Smells is part scholarly treatise, part fascinating popular history, dashed through with a soupçon of wit. Historian Robert Muchembled’s abundant research led him to scour estate and shop inventories, manuscripts, illustrations, and literature from the sixteenth through the nineteenth centuries to uncover the shifting role that body odors and perfumes played in Western society before we all became so deodorized.
Intellectually rigorous, Smells studies a sensual and bawdy subject. It reveals that the size of one’s dung heap once telegraphed success; peasants and aristocrats alike publicly emptied their bladders and bowels before fetid smells became impolite.
Pivoting from discussions of scientific research that shows that olfactory reactions are learned and shaped by social conventions, Muchembled charts the shifting cultural history of smells in Europe. Sixteenth-century tolerance for the smell of “joyous matter,” like excrement and death, was transmuted into seventeenth-century fear and repression of human smells and animality.

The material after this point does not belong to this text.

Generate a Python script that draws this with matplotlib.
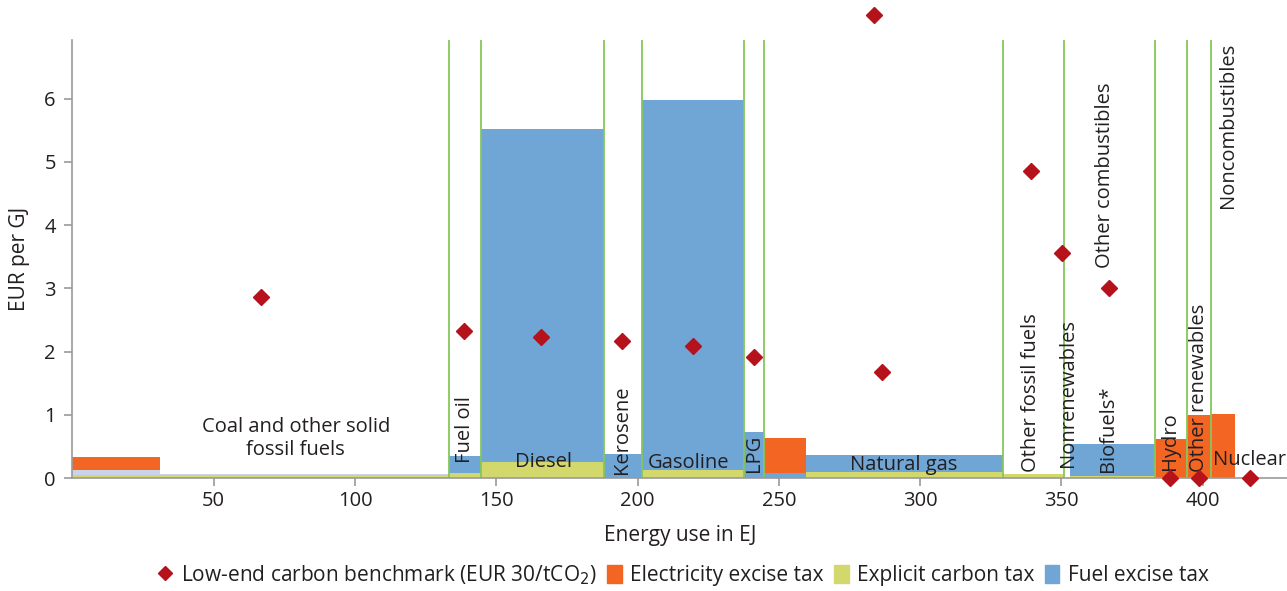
import numpy as np
import matplotlib
matplotlib.use("Agg")
import matplotlib.pyplot as plt
from matplotlib.patches import Patch
from matplotlib.lines import Line2D

plt.rcParams['font.family'] = ['Open Sans', 'DejaVu Sans']

# Energy use (EJ) of each consecutive segment along the x axis
energy_use = [31.0, 102.4, 11.1, 43.5, 13.4, 36.2, 7.0, 15.0, 69.6,
              21.7, 2.1, 30.1, 11.3, 8.4, 8.7, 18.3]
# Effective tax rates (EUR per GJ), stacked bottom to top
carbon_tax = [0.04, 0.04, 0.084, 0.26, 0.0, 0.13, 0.0, 0.0, 0.10,
              0.06, 0.0, 0.03, 0.0, 0.0, 0.0, 0.0]
fuel_excise = [0.0, 0.0, 0.266, 5.26, 0.38, 5.85, 0.72, 0.075, 0.27,
               0.0, 0.0, 0.51, 0.0, 0.0, 0.0, 0.0]
coal_excise = [0.087, 0.03, 0.0, 0.0, 0.0, 0.0, 0.0, 0.0, 0.0,
               0.0, 0.0, 0.0, 0.0, 0.0, 0.0, 0.0]
electricity_tax = [0.20, 0.0, 0.0, 0.0, 0.0, 0.0, 0.0, 0.565, 0.0,
                   0.0, 0.0, 0.0, 0.62, 1.0, 1.01, 0.0]

# Fuel group boundaries (EJ)
group_edges = [133.4, 144.5, 188.0, 201.4, 237.6, 244.6, 329.2, 350.9,
               383.1, 394.4, 402.8]

# Low-end carbon benchmark points (EJ, EUR per GJ)
bench_x = [66.7, 138.6, 165.8, 194.5, 219.6, 241.2, 286.5, 283.7,
           339.2, 350.2, 366.8, 388.4, 398.7, 416.7]
bench_y = [2.87, 2.33, 2.23, 2.17, 2.09, 1.92, 1.68, 7.33,
           4.86, 3.56, 3.01, 0.0, 0.0, 0.0]

C_ORANGE = '#f26522'
C_YELLOW = '#d3d86c'
C_BLUE = '#6fa6d6'
C_LIGHT = '#cbd3ea'
C_RED = '#b5121b'
C_GREEN = '#86c75c'
C_TEXT = '#231f20'

fig = plt.figure(figsize=(12.87, 5.91), dpi=100)
ax = fig.add_axes([0.0563, 0.1912, 0.9437, 0.7411])

widths = np.array(energy_use)
lefts = np.concatenate([[0], np.cumsum(widths)[:-1]])
b0 = np.array(carbon_tax)
b1 = b0 + np.array(fuel_excise)
b2 = b1 + np.array(coal_excise)

ax.bar(lefts, carbon_tax, width=widths, align='edge', color=C_YELLOW, lw=0, zorder=2)
ax.bar(lefts, fuel_excise, width=widths, bottom=b0, align='edge', color=C_BLUE, lw=0, zorder=2)
ax.bar(lefts, coal_excise, width=widths, bottom=b1, align='edge', color=C_LIGHT, lw=0, zorder=2)
ax.bar(lefts, electricity_tax, width=widths, bottom=b2, align='edge', color=C_ORANGE, lw=0, zorder=2)

for e in group_edges:
    ax.axvline(e, color=C_GREEN, lw=1.3, zorder=3)

ax.plot(bench_x, bench_y, ls='none', marker='D', ms=8.5, color=C_RED,
        mec=C_RED, zorder=6, clip_on=False)

ax.set_xlim(0, 429.8)
ax.set_ylim(0, 6.93)
ax.set_xticks([50, 100, 150, 200, 250, 300, 350, 400])
ax.set_yticks([0, 1, 2, 3, 4, 5, 6])
for s in ['top', 'right']:
    ax.spines[s].set_visible(False)
for s in ['left', 'bottom']:
    ax.spines[s].set_color('#9a9a9a')
    ax.spines[s].set_linewidth(1.2)
    ax.spines[s].set_zorder(4)
ax.tick_params(colors='#9a9a9a', labelcolor=C_TEXT, labelsize=14.5,
               length=6, width=1.2)
ax.tick_params(axis='y', pad=6)
ax.set_xlabel('Energy use in EJ', fontsize=15, color=C_TEXT, labelpad=10)
ax.set_ylabel('EUR per GJ', fontsize=15, color=C_TEXT, labelpad=10)

fs = 14.5
ax.text(79, 0.62, 'Coal and other solid\nfossil fuels', ha='center', va='center',
        fontsize=fs, color=C_TEXT, linespacing=1.2, zorder=5)
ax.text(166.6, 0.25, 'Diesel', ha='center', va='center', fontsize=fs, color=C_TEXT, zorder=5)
ax.text(218.0, 0.24, 'Gasoline', ha='center', va='center', fontsize=fs, color=C_TEXT, zorder=5)
ax.text(294.3, 0.2, 'Natural gas', ha='center', va='center', fontsize=fs, color=C_TEXT, zorder=5)
ax.text(416.7, 0.28, 'Nuclear', ha='center', va='center', fontsize=fs, color=C_TEXT, zorder=5)

vertical = [
    (139.0, 0.23, 'Fuel oil'),
    (194.5, 0.07, 'Kerosene'),
    (241.2, 0.10, 'LPG'),
    (339.2, 0.10, 'Other fossil fuels'),
    (352.3, 0.18, 'Nonrenewables'),
    (366.4, 0.10, 'Biofuels*'),
    (365.4, 3.32, 'Other combustibles'),
    (388.4, 0.13, 'Hydro'),
    (398.7, 0.10, 'Other renewables'),
    (408.9, 4.27, 'Noncombustibles'),
]
for x, y, t in vertical:
    ax.text(x, y, t, rotation=90, ha='center', va='bottom', fontsize=fs,
            color=C_TEXT, zorder=5)

handles = [
    Line2D([], [], ls='none', marker='D', ms=7.5, color=C_RED),
    Patch(color=C_ORANGE), Patch(color=C_YELLOW), Patch(color=C_BLUE),
]
labels = ['Low-end carbon benchmark (EUR 30/tCO$_2$)', 'Electricity excise tax',
          'Explicit carbon tax', 'Fuel excise tax']
fig.legend(handles, labels, loc='center', bbox_to_anchor=(0.531, 0.027),
           ncol=4, frameon=False, fontsize=15, handlelength=0.7,
           handleheight=0.9, handletextpad=0.4, columnspacing=0.5,
           labelcolor=C_TEXT)

fig.savefig('out.png', dpi=100)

The book is quite feminist in tone: Muchembled demonstrates that Calvinism and the Catholic Counter-Reformation demonized the lower body and menstruation. Women suffered heavy patriarchal restrictions over their movements, dress, and activities, culminating in horrific witch hunts and executions. But plague outbreaks and overzealous religious moralizing waned by the eighteenth century, and Europeans no longer viewed the body as “a stinking prison for the soul.” Women’s status rose, and elaborate courtships and social interactions came into vogue, with necessary accouterments of clothing, wigs, and makeup infused with musky and floral scents.
Muchembled’s impressive knowledge of European culture results in side explorations, as of the evolution of the perfume industry, and of analyses of such popular literary genres as beauty manuals, tragic histories, and the news-sheets of the gutter press, characterized as the precursor to modern true crime tabloids.
Smells’s mélange of the scholarly with the scatalogical makes for a dazzling, lusty romp through European history.